Es que le doy la razón, por mucho que intento mantenerme en eje mi cerebro divaga, se traslada a mi infancia y allí permanezco, entre recuerdos y confort, palpitando en silencio eso a lo que suelen llamarle depresión.
—Octavio —carraspeo cerrando las manos en puños—, no fue un accidente. Que tu madre muera de cáncer y tu padre acabe suicidándose, no es un accidente; es una tragedia. Es el dolor más grande que puede sentir un ser humano.
Me analiza contrariado ante la respuesta y cierra su folio. Los demás accionistas le imitan y el gesto indica que la reunión exitosa ha concluido.

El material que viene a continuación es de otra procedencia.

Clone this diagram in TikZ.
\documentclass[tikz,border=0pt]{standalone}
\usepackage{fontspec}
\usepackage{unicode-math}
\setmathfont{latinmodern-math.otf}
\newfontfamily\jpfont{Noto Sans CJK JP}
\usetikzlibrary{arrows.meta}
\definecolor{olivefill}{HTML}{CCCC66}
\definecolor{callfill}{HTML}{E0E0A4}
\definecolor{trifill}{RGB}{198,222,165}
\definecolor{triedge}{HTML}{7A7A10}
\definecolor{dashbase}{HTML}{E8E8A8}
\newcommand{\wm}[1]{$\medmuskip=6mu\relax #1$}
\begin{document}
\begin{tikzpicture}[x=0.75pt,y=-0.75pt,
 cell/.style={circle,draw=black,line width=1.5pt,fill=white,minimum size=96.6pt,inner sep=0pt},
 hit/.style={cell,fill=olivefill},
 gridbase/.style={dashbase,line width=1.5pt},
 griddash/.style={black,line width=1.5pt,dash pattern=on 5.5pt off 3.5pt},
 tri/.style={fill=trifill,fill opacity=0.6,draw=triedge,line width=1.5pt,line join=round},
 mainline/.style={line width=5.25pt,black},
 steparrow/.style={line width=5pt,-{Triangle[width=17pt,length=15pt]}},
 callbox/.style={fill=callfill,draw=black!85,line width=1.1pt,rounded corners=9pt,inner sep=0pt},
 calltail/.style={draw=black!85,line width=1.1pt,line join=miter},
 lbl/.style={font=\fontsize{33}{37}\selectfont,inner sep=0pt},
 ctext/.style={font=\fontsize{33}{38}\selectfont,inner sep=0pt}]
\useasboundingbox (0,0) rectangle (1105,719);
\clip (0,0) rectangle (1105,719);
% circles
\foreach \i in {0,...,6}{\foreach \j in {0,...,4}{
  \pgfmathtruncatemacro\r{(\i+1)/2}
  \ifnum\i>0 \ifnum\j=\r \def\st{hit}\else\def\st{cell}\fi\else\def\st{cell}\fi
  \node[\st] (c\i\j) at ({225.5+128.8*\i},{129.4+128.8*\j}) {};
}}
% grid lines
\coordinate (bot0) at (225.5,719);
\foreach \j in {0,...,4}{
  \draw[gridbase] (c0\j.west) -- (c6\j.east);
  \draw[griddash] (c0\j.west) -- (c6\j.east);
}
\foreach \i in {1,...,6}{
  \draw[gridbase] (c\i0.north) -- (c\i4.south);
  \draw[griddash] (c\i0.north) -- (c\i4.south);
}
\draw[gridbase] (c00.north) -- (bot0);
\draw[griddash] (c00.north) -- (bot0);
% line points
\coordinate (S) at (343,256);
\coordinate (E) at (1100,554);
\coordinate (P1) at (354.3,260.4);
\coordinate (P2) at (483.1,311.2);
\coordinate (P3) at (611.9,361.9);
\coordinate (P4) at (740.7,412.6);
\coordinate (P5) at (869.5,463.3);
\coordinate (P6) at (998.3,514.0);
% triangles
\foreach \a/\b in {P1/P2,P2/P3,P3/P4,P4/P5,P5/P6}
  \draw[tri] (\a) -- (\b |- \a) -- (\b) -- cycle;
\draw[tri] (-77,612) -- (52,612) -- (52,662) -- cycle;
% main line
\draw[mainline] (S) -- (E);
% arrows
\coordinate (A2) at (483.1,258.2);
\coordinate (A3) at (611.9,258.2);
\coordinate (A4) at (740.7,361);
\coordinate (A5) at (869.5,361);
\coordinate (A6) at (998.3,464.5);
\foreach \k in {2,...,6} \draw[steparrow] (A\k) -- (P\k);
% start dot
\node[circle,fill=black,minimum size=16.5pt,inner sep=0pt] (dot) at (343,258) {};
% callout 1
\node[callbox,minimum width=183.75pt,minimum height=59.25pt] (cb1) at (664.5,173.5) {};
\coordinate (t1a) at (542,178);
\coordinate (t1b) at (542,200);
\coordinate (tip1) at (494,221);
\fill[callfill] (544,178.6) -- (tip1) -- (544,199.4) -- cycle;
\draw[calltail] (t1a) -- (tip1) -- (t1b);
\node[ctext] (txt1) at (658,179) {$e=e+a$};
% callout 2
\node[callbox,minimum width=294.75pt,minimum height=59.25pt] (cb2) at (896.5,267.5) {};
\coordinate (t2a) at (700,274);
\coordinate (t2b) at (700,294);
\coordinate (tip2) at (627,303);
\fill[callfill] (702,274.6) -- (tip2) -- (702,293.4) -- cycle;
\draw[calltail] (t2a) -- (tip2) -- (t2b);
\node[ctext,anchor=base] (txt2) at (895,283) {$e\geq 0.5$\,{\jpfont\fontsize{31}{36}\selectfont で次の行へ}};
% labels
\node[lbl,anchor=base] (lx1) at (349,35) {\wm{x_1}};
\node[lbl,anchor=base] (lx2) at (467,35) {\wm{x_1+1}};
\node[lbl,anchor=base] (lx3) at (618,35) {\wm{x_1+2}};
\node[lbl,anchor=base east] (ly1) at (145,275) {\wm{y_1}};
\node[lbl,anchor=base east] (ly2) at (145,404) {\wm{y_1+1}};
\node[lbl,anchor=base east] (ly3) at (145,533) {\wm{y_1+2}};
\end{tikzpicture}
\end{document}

Muy pocos en mi entorno conocen detalles del horrible instante en donde me quedé solo. Completamente solo en el mundo.
Yo, que desde siempre acostumbré a ver personas a mi alrededor. Que crecí siendo hijo único, el mimado de Zafira e Ismaíl; que me crié rodeado de amigos, de compañeros, de buenos consejeros, ahora me veo solo.
Con apenas dieciocho años, un futuro prometedor en el rubro hotelero y, siguiendo el sueño de mis difuntos padres, sobre edificar en Roma un hotel siete estrellas, es la soledad quién me acompaña cada día.

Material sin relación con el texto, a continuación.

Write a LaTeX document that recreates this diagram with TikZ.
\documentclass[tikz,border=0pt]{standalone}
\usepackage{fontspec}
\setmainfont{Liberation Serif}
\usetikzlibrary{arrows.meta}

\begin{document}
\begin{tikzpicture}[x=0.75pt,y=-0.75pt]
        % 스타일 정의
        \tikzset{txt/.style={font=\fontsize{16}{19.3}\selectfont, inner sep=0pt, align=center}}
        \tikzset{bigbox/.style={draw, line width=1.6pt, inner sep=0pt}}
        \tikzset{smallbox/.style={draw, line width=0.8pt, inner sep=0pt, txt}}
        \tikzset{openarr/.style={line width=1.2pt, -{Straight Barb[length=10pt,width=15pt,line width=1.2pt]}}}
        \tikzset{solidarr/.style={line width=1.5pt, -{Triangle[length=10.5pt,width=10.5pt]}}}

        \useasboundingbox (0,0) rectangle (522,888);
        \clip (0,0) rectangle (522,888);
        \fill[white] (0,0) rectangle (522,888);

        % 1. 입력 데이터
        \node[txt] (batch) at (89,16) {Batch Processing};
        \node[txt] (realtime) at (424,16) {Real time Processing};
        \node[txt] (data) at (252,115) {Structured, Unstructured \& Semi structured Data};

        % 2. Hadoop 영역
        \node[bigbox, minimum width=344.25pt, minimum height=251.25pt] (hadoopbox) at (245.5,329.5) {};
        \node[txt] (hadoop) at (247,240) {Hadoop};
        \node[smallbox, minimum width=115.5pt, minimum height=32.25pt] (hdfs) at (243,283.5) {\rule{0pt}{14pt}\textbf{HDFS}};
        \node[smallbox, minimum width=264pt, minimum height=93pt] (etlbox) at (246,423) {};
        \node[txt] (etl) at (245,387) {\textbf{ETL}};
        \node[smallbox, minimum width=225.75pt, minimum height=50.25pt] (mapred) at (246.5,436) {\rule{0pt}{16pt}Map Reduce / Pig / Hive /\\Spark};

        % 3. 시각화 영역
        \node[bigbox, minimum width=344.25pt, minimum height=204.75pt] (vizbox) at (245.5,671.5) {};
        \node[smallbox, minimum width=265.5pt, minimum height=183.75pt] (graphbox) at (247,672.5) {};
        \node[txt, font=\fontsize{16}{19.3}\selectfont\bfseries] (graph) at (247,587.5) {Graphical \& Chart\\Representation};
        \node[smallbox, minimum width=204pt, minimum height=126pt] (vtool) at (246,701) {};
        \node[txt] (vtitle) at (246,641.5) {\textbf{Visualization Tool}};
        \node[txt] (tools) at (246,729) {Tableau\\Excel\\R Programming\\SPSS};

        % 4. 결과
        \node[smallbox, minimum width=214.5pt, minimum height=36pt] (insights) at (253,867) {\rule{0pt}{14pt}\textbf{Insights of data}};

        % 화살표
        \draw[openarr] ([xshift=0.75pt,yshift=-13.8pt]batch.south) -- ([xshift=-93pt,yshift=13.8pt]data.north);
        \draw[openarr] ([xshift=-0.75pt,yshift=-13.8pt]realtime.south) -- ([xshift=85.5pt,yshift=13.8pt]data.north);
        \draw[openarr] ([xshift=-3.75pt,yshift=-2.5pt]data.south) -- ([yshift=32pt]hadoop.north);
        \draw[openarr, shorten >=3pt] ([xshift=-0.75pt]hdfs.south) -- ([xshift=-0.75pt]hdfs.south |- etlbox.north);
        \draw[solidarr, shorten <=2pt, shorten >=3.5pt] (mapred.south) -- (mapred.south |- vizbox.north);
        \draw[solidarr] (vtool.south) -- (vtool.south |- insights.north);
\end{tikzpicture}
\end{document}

—Es doloroso y compartimos tu pesar —indica otro de los socios estirando la mano a modo de despedida; esperando por mi saludo—, pero los buenos tiempos vendrán para ti. Eres un muchacho muy joven, te resta mucho camino que recorrer todavía.
Asiento regalándole una mueca de concordancia y estrecho el saludo. ¡Si supiera que nada me interesa ya!
¡Que lo único que me mantiene distraído es ésto! El negocio; lo que mis amados padres me dejaron y lo que pretendo preservar, engrandecer y, llevar a la cima.
—¿Entonces qué dices, Rashid? —vuelve a insistir Kerem, cuándo los inversionistas se retiran—, ¡contéstame! —puntualiza con esa rebeldía que adquirió aquí, en Italia.
—Decir de qué. —espeto desinteresadamente, mientras organizo los documentos encima del escritorio y cojo el portafolio para irme al apartamento y dormir; dormir durante largos años si puede ser posible.
—¡Salir, hermano! —contraataca rodando los ojos—. Conocer, ¡beber, hombre! ¡Beber!
Niego varias veces y suelto un bufido, Roma le ha pegado mal a Kerem.
—No pienso hacer tal cosa —declaro abandonado el despacho dónde la negociación se llevó a cabo—. No beberemos —mascullo cerrando la puerta con llave y, dirigiéndome a la avenida, con Abdul siguiéndome el paso—. No saldremos. No nada.
Refunfuña y me contengo de romperle la mandíbula. No entiende que en primer lugar mis ánimos están por los suelos y, segundo que el libertinaje no es lo mío.
—¡No seas deficiente! —exclama a mis espaldas divertido.
Deteniéndome abruptamente, lo miro asombrado —¡Desde cuándo hablas así! —escupo desaprobando su vocabulario.
Él ríe, pasa por mi lado y me palmea el hombro.
—¡Desde que dejé de pisar el suelo de Riad! —dice con indiferencia—. Hace precisamente un año. Aparte —añade largando carcajadas que a mí personalmente me irritan—, aprendí varias palabras nuevas; ¡me fascina éste país!
Rechino los dientes y omito responderle. Me concentro en la rústica calle, que en honor a la enigmática Pompeya lleva su nombre y gruño molesto. Es mediodía y las aceras están repletas de estudiantes.